In my interdisciplinary relationship- and research-based artistic practice—a hybrid of experimental and documentary filmmaking with oral history and ethnographic methodologies—I focus on primary oral cultures and enclosed communities. I am interested in the liminal phase or transformation within a rite of passage; the construction of individual and cultural identity; and the performances of social roles.
Since 2005 I have worked with a cloistered contemplative community of Poor Clare Colettine nuns in Rockford, Illinois. I arranged at that time to meet a young woman considering joining the community. For six years, she hovered along a psychological edge, encountering the possibility that she had been chosen, by God, for a radical, countercultural life.
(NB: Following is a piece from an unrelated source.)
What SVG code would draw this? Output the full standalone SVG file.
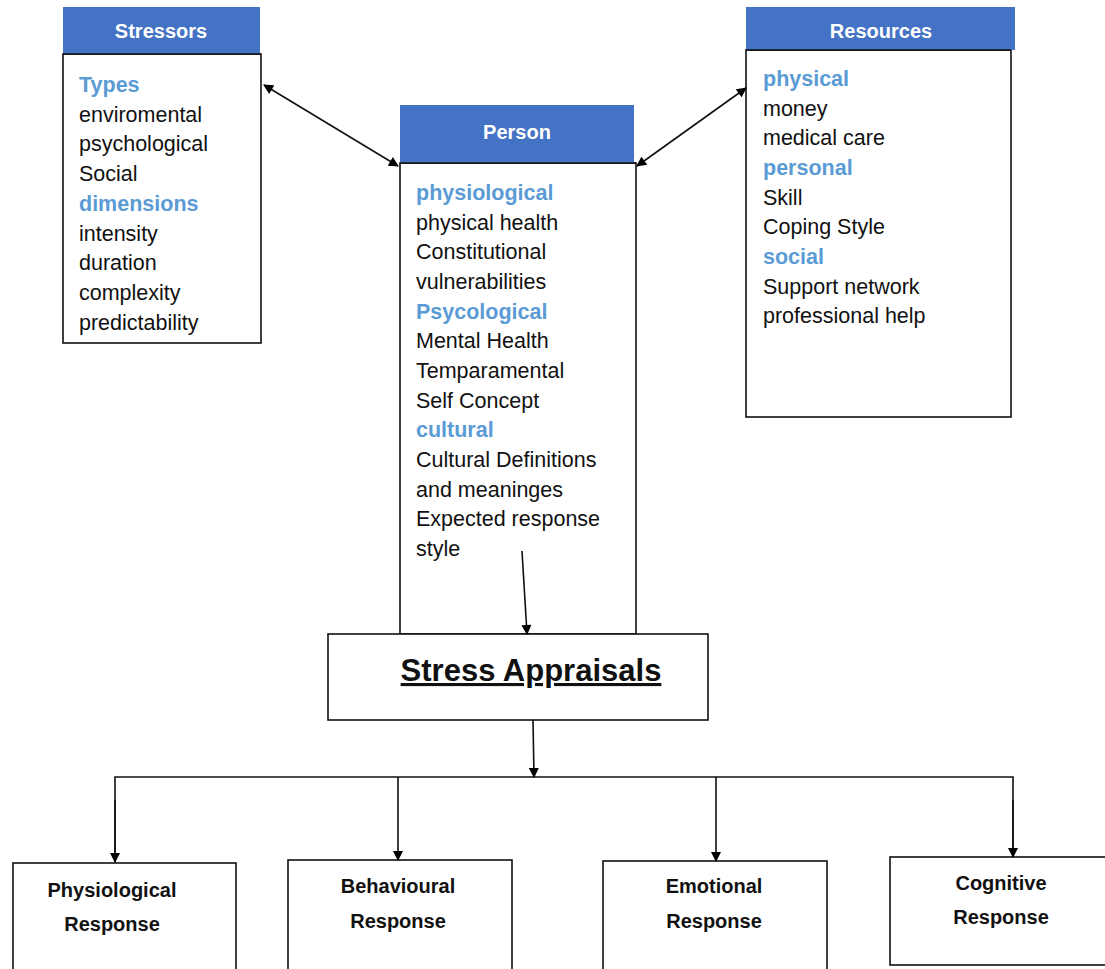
<svg xmlns="http://www.w3.org/2000/svg" width="1105" height="969" viewBox="0 0 1105 969">
<defs>
<marker id="ah" viewBox="0 0 10 10" refX="9" refY="5" markerWidth="11" markerHeight="10" orient="auto-start-reverse" markerUnits="userSpaceOnUse">
<path d="M0,0 L10,5 L0,10 z" fill="#000"/>
</marker>
<style>
.hdr{fill:#4472c4;stroke:none}
.box{fill:#fff;stroke:#111;stroke-width:1.6}
.ht{font-family:"Liberation Sans",Arial,sans-serif;font-weight:bold;font-size:20px;fill:#fff;text-anchor:middle}
.t{font-family:"Liberation Sans",Arial,sans-serif;font-size:21.5px;fill:#111}
.b{font-family:"Liberation Sans",Arial,sans-serif;font-size:21.5px;fill:#5b9bd5;font-weight:bold}
.rt{font-family:"Liberation Sans",Arial,sans-serif;font-weight:bold;font-size:20px;fill:#111;text-anchor:middle}
.c{stroke:#111;stroke-width:1.6;fill:none}
</style>
</defs>
<g id="stressors">
<rect class="box" x="63" y="54" width="198" height="289"/>
<rect class="hdr" x="63" y="7" width="197" height="47"/>
<line x1="63" y1="54" x2="261" y2="54" stroke="#111" stroke-width="1.6"/>
<text class="ht" x="161" y="38">Stressors</text>
<text class="b" x="79" y="92">Types</text>
<text class="t" x="79" y="122">enviromental</text>
<text class="t" x="79" y="151">psychological</text>
<text class="t" x="79" y="181">Social</text>
<text class="b" x="79" y="211">dimensions</text>
<text class="t" x="79" y="241">intensity</text>
<text class="t" x="79" y="270">duration</text>
<text class="t" x="79" y="300">complexity</text>
<text class="t" x="79" y="330">predictability</text>
</g>
<g id="person">
<rect class="box" x="400" y="163" width="236" height="471"/>
<rect class="hdr" x="400" y="105" width="234" height="58"/>
<line x1="400" y1="163" x2="636" y2="163" stroke="#111" stroke-width="1.6"/>
<text class="ht" x="517" y="139">Person</text>
<text class="b" x="416" y="200">physiological</text>
<text class="t" x="416" y="230">physical health</text>
<text class="t" x="416" y="259">Constitutional</text>
<text class="t" x="416" y="289">vulnerabilities</text>
<text class="b" x="416" y="319">Psycological</text>
<text class="t" x="416" y="348">Mental Health</text>
<text class="t" x="416" y="378">Temparamental</text>
<text class="t" x="416" y="408">Self Concept</text>
<text class="b" x="416" y="437">cultural</text>
<text class="t" x="416" y="467">Cultural Definitions</text>
<text class="t" x="416" y="497">and meaninges</text>
<text class="t" x="416" y="526">Expected response</text>
<text class="t" x="416" y="556">style</text>
</g>
<g id="resources">
<rect class="box" x="746" y="50" width="265" height="367"/>
<rect class="hdr" x="746" y="7" width="269" height="43"/>
<line x1="746" y1="50" x2="1011" y2="50" stroke="#111" stroke-width="1.6"/>
<text class="ht" x="881" y="38">Resources</text>
<text class="b" x="763" y="86">physical</text>
<text class="t" x="763" y="116">money</text>
<text class="t" x="763" y="145">medical care</text>
<text class="b" x="763" y="175">personal</text>
<text class="t" x="763" y="205">Skill</text>
<text class="t" x="763" y="234">Coping Style</text>
<text class="b" x="763" y="264">social</text>
<text class="t" x="763" y="294">Support network</text>
<text class="t" x="763" y="323">professional help</text>
</g>
<g id="appraisals">
<rect class="box" x="328" y="634" width="380" height="86"/>
<text x="531" y="681" font-family="'Liberation Sans',Arial,sans-serif" font-weight="bold" font-size="31" fill="#111" text-anchor="middle" text-decoration="underline">Stress Appraisals</text>
</g>
<g id="physiological">
<rect class="box" x="13" y="863" width="223" height="110"/>
<text class="rt" x="112" y="897">Physiological</text>
<text class="rt" x="112" y="931">Response</text>
</g>
<g id="behavioural">
<rect class="box" x="288" y="860" width="224" height="113"/>
<text class="rt" x="398" y="893">Behavioural</text>
<text class="rt" x="398" y="928">Response</text>
</g>
<g id="emotional">
<rect class="box" x="603" y="861" width="224" height="112"/>
<text class="rt" x="714" y="893">Emotional</text>
<text class="rt" x="714" y="928">Response</text>
</g>
<g id="cognitive">
<rect class="box" x="890" y="857" width="220" height="108"/>
<text class="rt" x="1001" y="890">Cognitive</text>
<text class="rt" x="1001" y="924">Response</text>
</g>
<g id="connectors">
<line class="c" x1="264" y1="85" x2="398" y2="166" marker-start="url(#ah)" marker-end="url(#ah)"/>
<line class="c" x1="746" y1="88" x2="637" y2="166" marker-start="url(#ah)" marker-end="url(#ah)"/>
<line class="c" x1="522" y1="551" x2="527" y2="634" marker-end="url(#ah)"/>
<line class="c" x1="533" y1="720" x2="534" y2="777" marker-end="url(#ah)"/>
<polyline class="c" points="115,862 115,777 1013,777 1013,857"/>
<line class="c" x1="115" y1="800" x2="115" y2="862" marker-end="url(#ah)"/>
<line class="c" x1="398" y1="777" x2="398" y2="860" marker-end="url(#ah)"/>
<line class="c" x1="716" y1="777" x2="716" y2="861" marker-end="url(#ah)"/>
<line class="c" x1="1013" y1="800" x2="1013" y2="857" marker-end="url(#ah)"/>
</g>
</svg>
In 2011, she entered the Corpus Christi Monastery.
In Chosen, “Heather,” who has made an exodus from our world, in the process of becoming “Sister Amata,” a member of an ancient religious order. Just as the enclosure is an intermediary physical space, in which the nuns mediate on behalf of humanity to the divine, believing that their prayers and penances can change the course of history, Sister Amata inhabits a threshold—a space between worlds.
My collaborative practice was extended in Chosen to a “visual dialogue” to embed, materially and formally, the tensions and negotiations of a para-ethnographic documentary.
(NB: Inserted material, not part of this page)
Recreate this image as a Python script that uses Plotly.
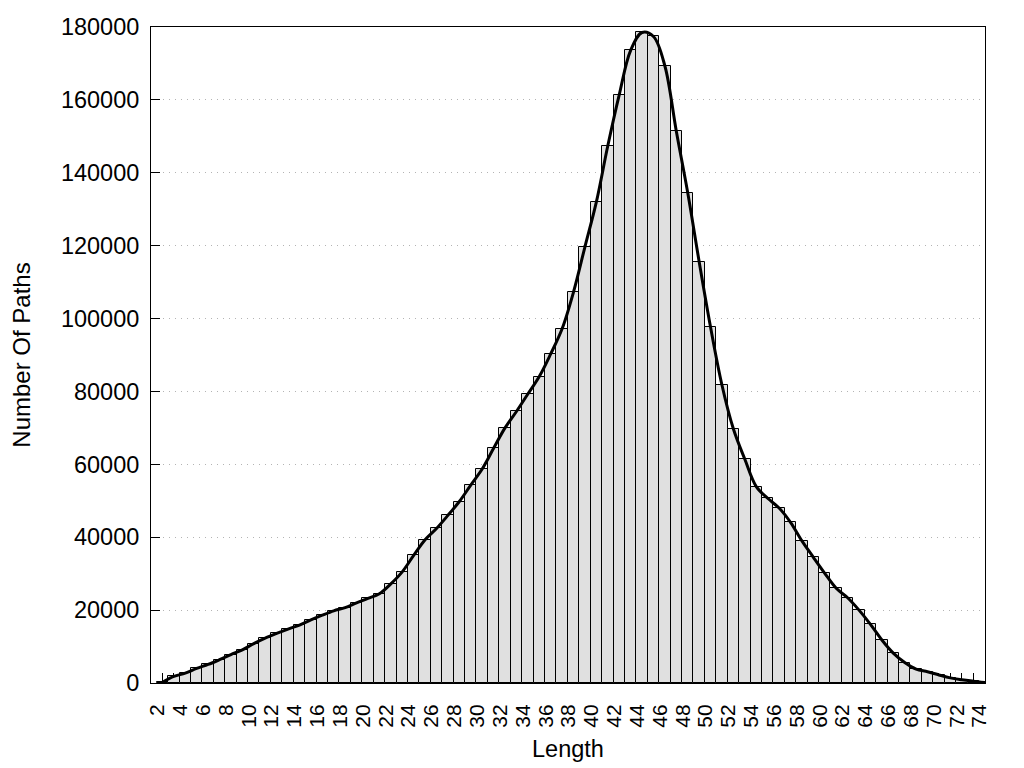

obtained permission to lend Sister Amata a video camera and acted as a director with this subject-collaborator cinematographer. Viewers are granted her vantage point of Sister Amata during her interior journey into a new social role, identity, and culture.
In a sense, this film focuses on the Female Hero’s Journey. An underlying theme is universal—how we parse destiny and agency in our lives.
Cloistered nuns remove themselves from the world in order to mediate on behalf of humanity through penance and in prayer. The video camera also mediates, provoking and recording action with cinéma vérité, intimate confessionals, and direct cinema to yield contradictory and complicated public-private performances. The film, at points, mirrors Sister Amata’s own disorientation as she inhabits a liminal phase, attempting to assimilate into a heterotopia. The viewer might not apprehend immediately what she is witnessing; this reflects the very common experience of the nuns’ own confusion as they attempt to adapt to the self-built subculture.
Parts of this film might be challenging for viewers, as scenes extend what one might anticipate and require sustained attention, or mindfulness, as small actions unfold in real time. This choice was made to allow viewers to enter into the pace of monastic life, where members seek the divine in the ordinary and mundane.